* **COLLECTED MATERIAL**
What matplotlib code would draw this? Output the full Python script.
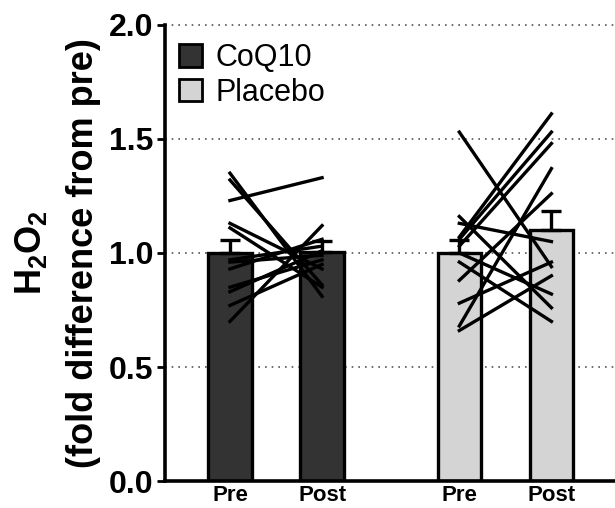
import numpy as np
import matplotlib.pyplot as plt
from matplotlib.patches import Patch

plt.rcParams['font.family'] = ['Liberation Sans', 'DejaVu Sans']
plt.rcParams['mathtext.fontset'] = 'custom'
plt.rcParams['mathtext.rm'] = 'Liberation Sans'
plt.rcParams['mathtext.bf'] = 'Liberation Sans:bold'

# bar positions / labels
groups = ['CoQ10', 'Placebo']
times = ['Pre', 'Post', 'Pre', 'Post']
xpos = [0, 1, 2.49, 3.49]

# bar means and SEM (fold difference from pre)
means = [1.00, 1.005, 1.00, 1.10]
sems = [0.055, 0.048, 0.055, 0.085]

# individual subjects, pre -> post
coq_pre = [1.35, 1.32, 1.23, 1.13, 1.11, 0.97, 0.96, 0.93, 0.85, 0.83, 0.77, 0.70]
coq_post = [0.81, 0.86, 1.33, 0.93, 0.85, 1.03, 0.99, 1.06, 0.97, 1.01, 0.95, 1.12]
pla_pre = [1.53, 1.16, 1.13, 1.07, 1.06, 1.03, 1.00, 0.96, 0.88, 0.78, 0.68, 0.66]
pla_post = [0.94, 0.76, 1.05, 1.61, 1.53, 1.48, 0.82, 0.70, 1.26, 0.96, 1.37, 0.90]

colors = ['#333333', '#333333', '#d4d4d4', '#d4d4d4']

fig = plt.figure(figsize=(6.15, 5.08), dpi=100)
ax = fig.add_axes([0.268, 0.053, 0.732, 0.898])

for y in [0.5, 1.0, 1.5, 2.0]:
    ax.axhline(y, color='#555555', linestyle=(0, (1, 3)), linewidth=1.2, zorder=0, clip_on=False)

ax.bar(xpos, means, width=0.47, color=colors, edgecolor='black', linewidth=2.4, zorder=2)
ax.errorbar(xpos, means, yerr=[[0] * 4, sems], fmt='none', ecolor='black',
            elinewidth=2.4, capsize=7, capthick=2.4, zorder=3)

for a, b in zip(coq_pre, coq_post):
    ax.plot([xpos[0], xpos[1]], [a, b], color='black', linewidth=2.4, zorder=4)
for a, b in zip(pla_pre, pla_post):
    ax.plot([xpos[2], xpos[3]], [a, b], color='black', linewidth=2.4, zorder=4)

ax.set_xlim(-0.707, 4.18)
ax.set_ylim(0, 2.0)
ax.set_yticks([0, 0.5, 1.0, 1.5, 2.0])
ax.set_yticklabels(['0.0', '0.5', '1.0', '1.5', '2.0'], fontsize=23, fontweight='bold')
ax.set_xticks(xpos)
ax.set_xticklabels(times, fontsize=16, fontweight='bold')
ax.tick_params(axis='x', length=0, pad=3)
ax.tick_params(axis='y', length=6, width=2, pad=2)

for s in ['top', 'right']:
    ax.spines[s].set_visible(False)
for s in ['left', 'bottom']:
    ax.spines[s].set_linewidth(2.6)

fig.text(0.050, 0.502, r'$\mathbf{H_2O_2}$', rotation=90, ha='center', va='center', fontsize=26)
fig.text(0.135, 0.502, '(fold difference from pre)', rotation=90, ha='center', va='center',
         fontsize=26, fontweight='bold')

handles = [Patch(facecolor=colors[0], edgecolor='black', linewidth=2),
           Patch(facecolor=colors[2], edgecolor='black', linewidth=2)]
ax.legend(handles, groups, loc='upper left', bbox_to_anchor=(-0.01, 1.0), frameon=False,
          fontsize=22, handlelength=0.75, handleheight=0.75, handletextpad=0.45,
          labelspacing=0.15, borderaxespad=0.2)

fig.savefig('out.png', dpi=100)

* **GIVEN EXERCISE**
Without including any pictures, reproduce the listing exactly.

* **REPLY**
What matplotlib code would draw this? Output the full Python script.
import numpy as np
import matplotlib.pyplot as plt
from matplotlib.patches import Patch

plt.rcParams['font.family'] = ['Liberation Sans', 'DejaVu Sans']
plt.rcParams['mathtext.fontset'] = 'custom'
plt.rcParams['mathtext.rm'] = 'Liberation Sans'
plt.rcParams['mathtext.bf'] = 'Liberation Sans:bold'

# bar positions / labels
groups = ['CoQ10', 'Placebo']
times = ['Pre', 'Post', 'Pre', 'Post']
xpos = [0, 1, 2.49, 3.49]

# bar means and SEM (fold difference from pre)
means = [1.00, 1.005, 1.00, 1.10]
sems = [0.055, 0.048, 0.055, 0.085]

# individual subjects, pre -> post
coq_pre = [1.35, 1.32, 1.23, 1.13, 1.11, 0.97, 0.96, 0.93, 0.85, 0.83, 0.77, 0.70]
coq_post = [0.81, 0.86, 1.33, 0.93, 0.85, 1.03, 0.99, 1.06, 0.97, 1.01, 0.95, 1.12]
pla_pre = [1.53, 1.16, 1.13, 1.07, 1.06, 1.03, 1.00, 0.96, 0.88, 0.78, 0.68, 0.66]
pla_post = [0.94, 0.76, 1.05, 1.61, 1.53, 1.48, 0.82, 0.70, 1.26, 0.96, 1.37, 0.90]

colors = ['#333333', '#333333', '#d4d4d4', '#d4d4d4']

fig = plt.figure(figsize=(6.15, 5.08), dpi=100)
ax = fig.add_axes([0.268, 0.053, 0.732, 0.898])

for y in [0.5, 1.0, 1.5, 2.0]:
    ax.axhline(y, color='#555555', linestyle=(0, (1, 3)), linewidth=1.2, zorder=0, clip_on=False)

ax.bar(xpos, means, width=0.47, color=colors, edgecolor='black', linewidth=2.4, zorder=2)
ax.errorbar(xpos, means, yerr=[[0] * 4, sems], fmt='none', ecolor='black',
            elinewidth=2.4, capsize=7, capthick=2.4, zorder=3)

for a, b in zip(coq_pre, coq_post):
    ax.plot([xpos[0], xpos[1]], [a, b], color='black', linewidth=2.4, zorder=4)
for a, b in zip(pla_pre, pla_post):
    ax.plot([xpos[2], xpos[3]], [a, b], color='black', linewidth=2.4, zorder=4)

ax.set_xlim(-0.707, 4.18)
ax.set_ylim(0, 2.0)
ax.set_yticks([0, 0.5, 1.0, 1.5, 2.0])
ax.set_yticklabels(['0.0', '0.5', '1.0', '1.5', '2.0'], fontsize=23, fontweight='bold')
ax.set_xticks(xpos)
ax.set_xticklabels(times, fontsize=16, fontweight='bold')
ax.tick_params(axis='x', length=0, pad=3)
ax.tick_params(axis='y', length=6, width=2, pad=2)

for s in ['top', 'right']:
    ax.spines[s].set_visible(False)
for s in ['left', 'bottom']:
    ax.spines[s].set_linewidth(2.6)

fig.text(0.050, 0.502, r'$\mathbf{H_2O_2}$', rotation=90, ha='center', va='center', fontsize=26)
fig.text(0.135, 0.502, '(fold difference from pre)', rotation=90, ha='center', va='center',
         fontsize=26, fontweight='bold')

handles = [Patch(facecolor=colors[0], edgecolor='black', linewidth=2),
           Patch(facecolor=colors[2], edgecolor='black', linewidth=2)]
ax.legend(handles, groups, loc='upper left', bbox_to_anchor=(-0.01, 1.0), frameon=False,
          fontsize=22, handlelength=0.75, handleheight=0.75, handletextpad=0.45,
          labelspacing=0.15, borderaxespad=0.2)

fig.savefig('out.png', dpi=100)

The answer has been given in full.